Yes, your nerves will be a wreck and you may even have a little shake on but do it, climb that mountain of a challenge and don’t stop till you get to the top. The view, oh the view, the feeling of taking on the challenge and succeeding, not backing down and actually doing it is like none other.
Don’t back down from this challenge whatever you do, those boundaries are restraints on the true you and you are beautiful.
It has been drilled into us that that homeless man on the side of the street made a decision to be there, he is too lazy to get a job, probably a drunk or on drugs with a million kids in a shack somewhere. Perhaps you were lucky to escape this lesson on life but time and time again I have heard the same response, the same thinking process from many.
Don’t give unless given. We see someone who is going through something and decide to stay in our comfort zones of not doing anything in order to avoid anyone thinking we are nuts or want something from them when we don’t. We do nothing and carry on with our day, why challenge our comfort zone and bring worry and stress into our lives.
Challenge this comfort zone the most, kindness goes a long way and if that person thinks you want something or that you’re nuts it’s on them.

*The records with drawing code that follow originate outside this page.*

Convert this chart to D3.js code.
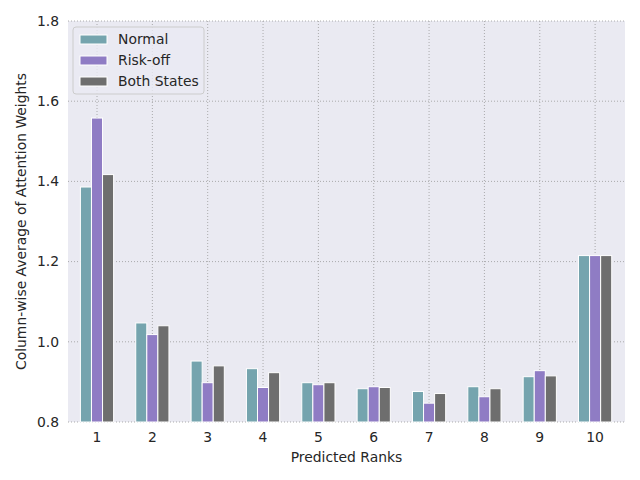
<!DOCTYPE html>
<html><head><meta charset="utf-8">
<script src="https://cdn.jsdelivr.net/npm/d3@7"></script>
<style>body{margin:0;background:#fff;} svg{display:block;font-family:"DejaVu Sans",sans-serif;}</style>
</head><body>
<script>
const categories = ["1","2","3","4","5","6","7","8","9","10"];
const seriesNames = ["Normal","Risk-off","Both States"];
const normal   = [1.386,1.047,0.952,0.933,0.898,0.883,0.876,0.888,0.913,1.215];
const riskOff  = [1.558,1.018,0.898,0.886,0.893,0.888,0.847,0.863,0.928,1.215];
const both     = [1.417,1.040,0.940,0.923,0.898,0.886,0.871,0.883,0.915,1.215];
const yTicks = [0.8,1.0,1.2,1.4,1.6,1.8];
const colors = ["#75a4ae","#8f7cc4","#6e6e6e"];
const series = [normal, riskOff, both];

const W=640,H=480;
const m={left:68,right:15,top:21,bottom:58};
const fs=13.9;
const svg=d3.select("body").append("svg").attr("width",W).attr("height",H);
const x=d3.scaleLinear().domain([0.476,10.54]).range([m.left,W-m.right]);
const y=d3.scaleLinear().domain([0.8,1.8]).range([H-m.bottom,m.top]);

svg.append("rect").attr("x",m.left).attr("y",m.top)
  .attr("width",W-m.right-m.left).attr("height",H-m.bottom-m.top).attr("fill","#eaeaf2");

// gridlines
const g=svg.append("g");
g.selectAll(".hg").data(yTicks).join("line")
  .attr("x1",m.left).attr("x2",W-m.right)
  .attr("y1",d=>y(d)).attr("y2",d=>y(d))
  .attr("stroke","#999").attr("stroke-width",0.8).attr("stroke-dasharray","1,2");
g.selectAll(".vg").data(categories).join("line")
  .attr("x1",(d,i)=>x(i+1)).attr("x2",(d,i)=>x(i+1))
  .attr("y1",m.top).attr("y2",H-m.bottom)
  .attr("stroke","#999").attr("stroke-width",0.8).attr("stroke-dasharray","1,2");

// bars
const bw=0.2;
series.forEach((s,k)=>{
  svg.append("g").selectAll("rect").data(s).join("rect")
    .attr("x",(d,i)=>x(i+1+(k-1)*bw-bw/2))
    .attr("width",x(bw)-x(0))
    .attr("y",d=>y(d))
    .attr("height",d=>y(0.8)-y(d))
    .attr("fill",colors[k]).attr("stroke","#fff").attr("stroke-width",1);
});

// y ticks
svg.append("g").selectAll("text").data(yTicks).join("text")
  .attr("x",m.left-9).attr("y",d=>y(d)).attr("dy","0.35em")
  .attr("text-anchor","end").attr("font-size",fs).attr("fill","#262626")
  .text(d=>d.toFixed(1));
// x ticks
svg.append("g").selectAll("text").data(categories).join("text")
  .attr("x",(d,i)=>x(i+1)).attr("y",H-m.bottom+20)
  .attr("text-anchor","middle").attr("font-size",fs).attr("fill","#262626")
  .text(d=>d);

svg.append("text").attr("x",(m.left+W-m.right)/2).attr("y",H-18)
  .attr("text-anchor","middle").attr("font-size",fs).attr("fill","#262626").text("Predicted Ranks");
svg.append("text").attr("transform",`translate(26,${(m.top+H-m.bottom)/2}) rotate(-90)`)
  .attr("text-anchor","middle").attr("font-size",fs).attr("fill","#262626")
  .text("Column-wise Average of Attention Weights");

// legend
const lg=svg.append("g");
lg.append("rect").attr("x",73).attr("y",27).attr("width",131).attr("height",67).attr("rx",3)
  .attr("fill","#eaeaf2").attr("fill-opacity",0.8).attr("stroke","#cccccc");
seriesNames.forEach((n,k)=>{
  const cy=39.5+k*21;
  lg.append("rect").attr("x",80).attr("y",cy-4.5).attr("width",27).attr("height",9)
    .attr("fill",colors[k]).attr("stroke","#fff").attr("stroke-width",1);
  lg.append("text").attr("x",118).attr("y",cy).attr("dy","0.35em").attr("font-size",fs)
    .attr("fill","#262626").text(n);
});
</script>
</body></html>
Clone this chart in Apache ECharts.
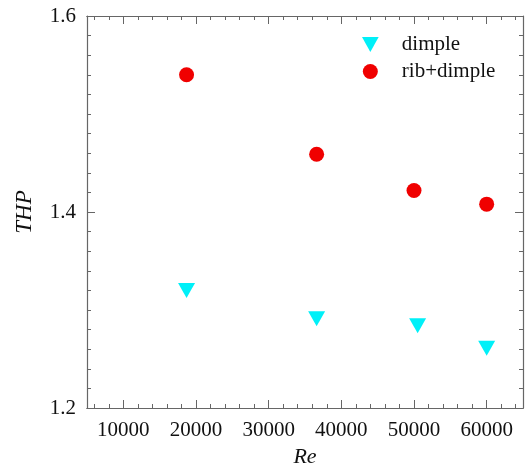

Do good in the world, be kind regardless of what society has taught you. Your moment of kindness could make someone else day whether you know them or not.
Society and religion put proverbial strings attached to the idea of being kind and giving. Give to charity not the person directly that way you are *known* as charitable. Give to the church and the church gives to the people, you are blessed and *known* to God for your kindness.
Sorry but no, just plain no. Push the boundary and be kind and giving for the sake of being kind and giving without expectation of reward and in the face of people judging you. Let them judge because that’s on them not you. Step out of your comfort zone and be kind regardless.
Scared of the unknown and feel comfortable with your life as you know it?
Challenge your life and book a flight to someplace you have never been. Yes, it can be scary traveling, especially alone, but how will you know what is right or wrong with your world if you don’t see how things are in other places? If you don’t experience other cultures how will you know if your’s is the right way to be human? If you don’t push the boundary how will you ever know that there is more to life than the society you live in?
In this life we pick up comfort zones and boundaries just by living, breathing and being, it’s a natural process and one we can’t avoid.
We can challenge them though, we can decide to live more truly, we can be more open to the possibilities that there is more to life and that what we have been taught to believe is incorrect.
It can be scary but oh how freeing it can be.